Tak jauh beda dengan konflik PPP, konflik di Golkar pun tak jauh dari dugaan adanya campur tangan pemerintah.
Diketahui, konflik golkar ini menjadi ada dua kubu kepemimpinan yang diklaim masing-masing dari hasi munas yang sah. Kedua kubu itu yakni Kubu Agung Laksono dan Kubu Aburizal Bakrie.
Selain itu, perseteruan sengit pun langsung merambat di parlemen, dimana kubu KIH untuk pertama kalinya mengeluarkan mosi tidak percayanya pada kepemimpinan Setya Novanto Cs sebagai ketua DPR RI, pada Jumat (31/10) siang.
Alhasil, membuat pengawasan terhadaap pemerintah yang menjadi tugas dewan pun terbengkalai dengan terjadinya dualisme parlemen, hingga pada pernyataan dibentuknya pimpinan DPR RI tandingan.

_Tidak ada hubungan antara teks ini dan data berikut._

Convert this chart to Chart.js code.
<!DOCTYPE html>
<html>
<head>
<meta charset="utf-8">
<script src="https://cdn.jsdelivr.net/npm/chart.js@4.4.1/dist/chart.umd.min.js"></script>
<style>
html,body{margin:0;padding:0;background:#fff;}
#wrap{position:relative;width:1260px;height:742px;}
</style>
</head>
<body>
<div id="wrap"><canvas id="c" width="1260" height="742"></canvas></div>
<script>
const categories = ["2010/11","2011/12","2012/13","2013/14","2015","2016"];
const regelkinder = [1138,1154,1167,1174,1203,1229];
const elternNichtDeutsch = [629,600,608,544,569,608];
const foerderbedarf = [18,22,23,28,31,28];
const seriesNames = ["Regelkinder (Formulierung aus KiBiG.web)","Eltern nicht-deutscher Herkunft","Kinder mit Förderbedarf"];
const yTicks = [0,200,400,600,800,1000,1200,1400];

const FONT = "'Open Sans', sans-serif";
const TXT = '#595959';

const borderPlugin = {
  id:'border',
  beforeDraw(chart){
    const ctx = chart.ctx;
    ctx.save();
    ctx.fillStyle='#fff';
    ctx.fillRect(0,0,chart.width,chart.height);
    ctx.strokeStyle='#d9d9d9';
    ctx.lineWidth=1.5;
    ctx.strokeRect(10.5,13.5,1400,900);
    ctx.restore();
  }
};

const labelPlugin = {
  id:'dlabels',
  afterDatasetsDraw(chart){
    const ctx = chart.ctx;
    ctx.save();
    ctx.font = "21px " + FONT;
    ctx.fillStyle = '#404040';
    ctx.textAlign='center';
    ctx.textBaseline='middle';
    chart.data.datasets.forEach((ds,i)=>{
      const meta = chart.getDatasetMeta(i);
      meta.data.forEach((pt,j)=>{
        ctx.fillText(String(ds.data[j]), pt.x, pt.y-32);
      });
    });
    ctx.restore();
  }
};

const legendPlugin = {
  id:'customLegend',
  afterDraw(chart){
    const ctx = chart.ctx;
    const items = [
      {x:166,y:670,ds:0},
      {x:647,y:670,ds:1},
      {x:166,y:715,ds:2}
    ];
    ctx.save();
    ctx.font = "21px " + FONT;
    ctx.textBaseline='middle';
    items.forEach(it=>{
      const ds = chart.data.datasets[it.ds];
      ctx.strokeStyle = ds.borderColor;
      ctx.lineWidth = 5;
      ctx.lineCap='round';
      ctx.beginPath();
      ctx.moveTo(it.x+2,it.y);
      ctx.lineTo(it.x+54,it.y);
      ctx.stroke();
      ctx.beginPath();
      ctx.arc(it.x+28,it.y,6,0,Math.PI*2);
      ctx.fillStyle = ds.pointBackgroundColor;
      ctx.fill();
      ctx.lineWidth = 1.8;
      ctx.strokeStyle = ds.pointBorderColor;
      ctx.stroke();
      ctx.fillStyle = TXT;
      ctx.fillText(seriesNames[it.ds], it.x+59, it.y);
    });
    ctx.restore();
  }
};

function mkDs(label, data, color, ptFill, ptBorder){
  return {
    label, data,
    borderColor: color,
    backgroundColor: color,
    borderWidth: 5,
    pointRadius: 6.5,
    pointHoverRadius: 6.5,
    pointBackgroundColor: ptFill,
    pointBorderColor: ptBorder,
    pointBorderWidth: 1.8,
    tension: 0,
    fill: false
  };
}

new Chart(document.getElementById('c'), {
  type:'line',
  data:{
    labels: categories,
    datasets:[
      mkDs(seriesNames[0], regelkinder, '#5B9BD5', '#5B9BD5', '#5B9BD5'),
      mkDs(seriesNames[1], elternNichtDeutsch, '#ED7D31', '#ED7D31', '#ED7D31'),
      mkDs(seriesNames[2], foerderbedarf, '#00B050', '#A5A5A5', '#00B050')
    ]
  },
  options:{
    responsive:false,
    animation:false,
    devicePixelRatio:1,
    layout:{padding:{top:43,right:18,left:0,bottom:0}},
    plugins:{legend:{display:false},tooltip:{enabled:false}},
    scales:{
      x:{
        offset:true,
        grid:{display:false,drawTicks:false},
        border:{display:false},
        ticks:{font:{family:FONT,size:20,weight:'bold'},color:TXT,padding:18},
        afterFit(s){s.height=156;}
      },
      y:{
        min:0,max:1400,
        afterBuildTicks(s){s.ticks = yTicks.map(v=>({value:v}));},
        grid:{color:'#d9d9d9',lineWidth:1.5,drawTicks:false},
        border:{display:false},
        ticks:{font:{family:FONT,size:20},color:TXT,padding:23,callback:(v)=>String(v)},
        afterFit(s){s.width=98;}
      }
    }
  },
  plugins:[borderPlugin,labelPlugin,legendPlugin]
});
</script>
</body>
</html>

Namun, desakan publik membuat ego para politisi senayan ini pun seakan berfikir untuk berdamai dengan mengakomodir partai pendukung pemerintah masuk dalam strutur pimpinana komisi dan AKD. Hingga, melukan perubahan UU MD3 dan tata tertib DPR RI.

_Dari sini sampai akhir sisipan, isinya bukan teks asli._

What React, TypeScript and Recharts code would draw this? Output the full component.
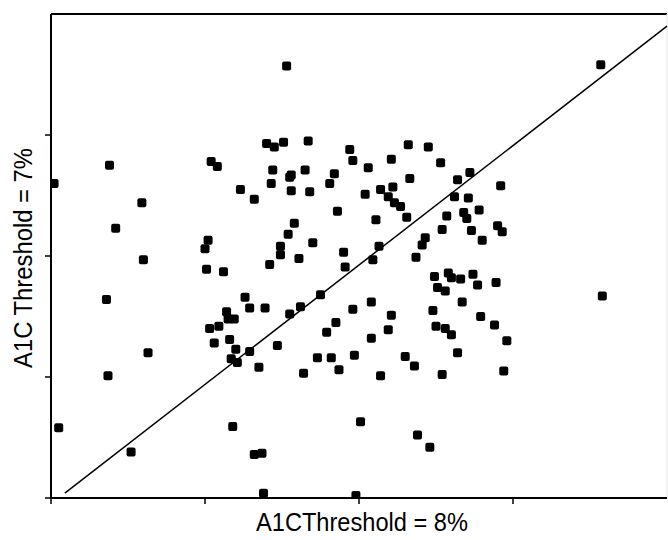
import {
    ScatterChart,
    Scatter,
    XAxis,
    YAxis,
    ReferenceLine,
} from "recharts";

// A1C threshold = 8% (x) vs A1C threshold = 7% (y), arbitrary units
const threshold8 = [
    0.38, 0.02, 0.59, 0.42, 0.60, 0.36, 0.63, 0.37, 0.05, 0.52,
    1.53, 1.40, 1.45, 1.51, 1.67, 1.94, 1.96, 1.04, 1.08, 1.44,
    1.56, 1.55, 1.65, 1.84, 1.43, 1.56, 1.68, 1.81, 1.23, 1.32,
    1.86, 1.58, 1.54, 1.02, 1.00, 1.49, 1.70, 1.90, 1.49, 1.61,
    1.42, 1.01, 1.12, 1.91, 1.26, 1.29, 1.39, 1.75, 1.14, 1.15,
    1.19, 1.03, 1.09, 1.55, 1.62, 1.96, 1.85, 1.79, 1.06, 1.16,
    1.20, 1.29, 1.47, 1.17, 1.21, 1.35, 1.73, 1.82, 1.87, 1.64,
    1.97, 1.18, 1.32, 1.37, 1.38, 1.98,
    2.32, 2.45, 2.21, 2.06, 2.53, 2.33, 2.64, 2.72, 2.92, 2.04,
    2.14, 2.22, 2.19, 2.23, 2.27, 2.62, 2.71, 2.11, 2.31, 2.57,
    2.68, 2.70, 2.78, 2.54, 2.73, 2.90, 2.93, 2.80, 2.43, 2.41,
    2.13, 2.09, 2.37,
    3.57,
    2.49, 2.58, 2.60, 2.66, 2.74, 2.77, 2.89, 2.51, 2.56, 2.08,
    2.67, 2.21, 2.48, 2.79, 2.88, 2.50, 2.56, 2.60, 2.19, 2.08,
    2.96, 2.30, 2.36, 2.64, 2.14, 2.54, 2.94, 2.01, 2.38, 2.46,
    3.58,
];

const threshold7 = [
    2.75, 2.60, 2.44, 2.23, 1.97, 1.64, 1.20, 1.01, 0.58, 0.38,
    3.57, 2.93, 2.90, 2.94, 2.95, 2.88, 2.79, 2.78, 2.74, 2.71,
    2.67, 2.65, 2.71, 2.68, 2.60, 2.54, 2.53, 2.60, 2.55, 2.47,
    2.37, 2.27, 2.18, 2.13, 2.06, 2.08, 2.11, 2.03, 2.01, 1.98,
    1.93, 1.89, 1.87, 1.91, 1.66, 1.57, 1.57, 1.68, 1.54, 1.48,
    1.48, 1.40, 1.42, 1.52, 1.58, 1.56, 1.45, 1.37, 1.28, 1.31,
    1.23, 1.21, 1.26, 1.15, 1.12, 1.08, 1.16, 1.16, 1.06, 1.03,
    1.18, 0.59, 0.36, 0.37, 0.04, 0.02,
    2.92, 2.90, 2.80, 2.73, 2.77, 2.64, 2.63, 2.69, 2.58, 2.51,
    2.55, 2.57, 2.49, 2.44, 2.41, 2.49, 2.48, 2.30, 2.32, 2.33,
    2.36, 2.31, 2.38, 2.22, 2.21, 2.25, 2.20, 2.13, 2.15, 2.09,
    2.08, 1.97, 1.99,
    3.58,
    1.83, 1.86, 1.82, 1.81, 1.85, 1.76, 1.78, 1.74, 1.71, 1.62,
    1.62, 1.51, 1.55, 1.50, 1.43, 1.42, 1.40, 1.35, 1.39, 1.32,
    1.30, 1.17, 1.09, 1.20, 1.01, 1.02, 1.05, 0.63, 0.52, 0.42,
    1.67,
];

const xTicks = [0, 1, 2, 3];
const yTicks = [0, 1, 2, 3];

// line of agreement
const diagonal = [
    {x: 0.09, y: 0.04},
    {x: 4, y: 3.9},
];

const xLabel = "A1CThreshold = 8%";
const yLabel = "A1C Threshold = 7%";

const points = threshold8.map((x, i) => ({x, y: threshold7[i]}));

const font = "'Liberation Sans', Arial, Helvetica, sans-serif";

const SquareDot = (props: any) => {
    const {cx, cy} = props;
    if (cx == null || cy == null) return <g/>;
    return <rect x={cx - 4.5} y={cy - 4.5} width={9} height={9} rx={2} fill="#000"/>;
};

// ticks without labels, only the tick marks
const NoLabel = () => <g/>;

const XTitle = (props: any) => {
    const vb = props.viewBox || {x: 51, y: 498, width: 616, height: 42};
    return (
        <text x={vb.x + vb.width / 2 + 3} y={531} textAnchor="middle"
              fontFamily={font} fontSize={26} fill="#000"
              textLength={212} lengthAdjust="spacingAndGlyphs">
            {xLabel}
        </text>
    );
};

const YTitle = (props: any) => {
    const vb = props.viewBox || {x: 0, y: 14, width: 51, height: 484};
    const cx = 32;
    const cy = vb.y + vb.height / 2 + 2;
    return (
        <text x={cx} y={cy} textAnchor="middle" transform={`rotate(-90, ${cx}, ${cy})`}
              fontFamily={font} fontSize={26} fill="#000"
              textLength={220} lengthAdjust="spacingAndGlyphs">
            {yLabel}
        </text>
    );
};

export default function App() {
    return (
        <div style={{position: "absolute", left: 0, top: 0, background: "#fff"}}>
            <ScatterChart
                width={668}
                height={540}
                margin={{top: 14, right: 1, bottom: 0, left: 0}}
            >
                <XAxis
                    type="number"
                    dataKey="x"
                    domain={[0, 4]}
                    ticks={xTicks}
                    tick={<NoLabel/>}
                    tickLine={{stroke: "#000", strokeWidth: 1.5}}
                    tickSize={6}
                    height={42}
                    stroke="#000"
                    strokeWidth={2}
                    allowDataOverflow
                    label={<XTitle/>}
                />
                <YAxis
                    type="number"
                    dataKey="y"
                    domain={[0, 4]}
                    ticks={yTicks}
                    tick={<NoLabel/>}
                    tickLine={{stroke: "#000", strokeWidth: 1.5}}
                    tickSize={6}
                    width={51}
                    stroke="#000"
                    strokeWidth={2}
                    allowDataOverflow
                    label={<YTitle/>}
                />
                <ReferenceLine y={4} stroke="#000" strokeWidth={2}/>
                <ReferenceLine x={4} stroke="#e4e4e4" strokeWidth={1}/>
                <ReferenceLine segment={diagonal} stroke="#000" strokeWidth={1.5}/>
                <Scatter data={points} shape={<SquareDot/>} isAnimationActive={false}/>
            </ScatterChart>
        </div>
    );
}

Keterbelahan itu sama sekali tak ada hubungannya dengan kehidupan kita sehari-hari. Apa yang dipertikaikan kedua koalisi tak lebih dari kursi, kursi, dan kursi—bukan kerja, kerja, kerja. Semua tahu, Koalisi Merah Putih (KMP) menguasai pimpinan DPR, bahkan juga MPR. Semua kursi pimpinan komisi juga diborong KMP.
Apa lacur kursi-kursi itu, plus meja-mejanya sekalian, malah dijungkirbalikkan dalam aksi protes pada sidang paripurna DPR di tahun 2014. Ini ”kemajuan” karena sebelum ini kursi empuk dan meja panjang lebih sering dipakai untuk tidur.
Kendati demikian, kini para dewan wakil rakyat itu sedang melakukan reses untuk menyambangi para konstituennya di daerah pemilihannya masing-masing.
Akan tetapi, berakhirnya masa reses nanti, para dewan pun akan disambut dengan pembahasan Perppu Pilkada langsung yang tengah berpolemik dalam dukungan atau tidak, kita lihat saja dalam sidang rapat paripurna tahun ke dua itu, apakah satu suara dalam putusannya atau tidak?.
Politik di tahun 2014, Ibarat pertandingan sepak bola, kita rakyat penonton ingin menyaksikan pertandingan bermutu antara ”kesebelasan eksekutif melawan kesebelasan legislatif”. Namun, kita penonton telanjur kecewa meninggalkan stadion karena kesebelasan legislatif ”bermain kurang sportif”.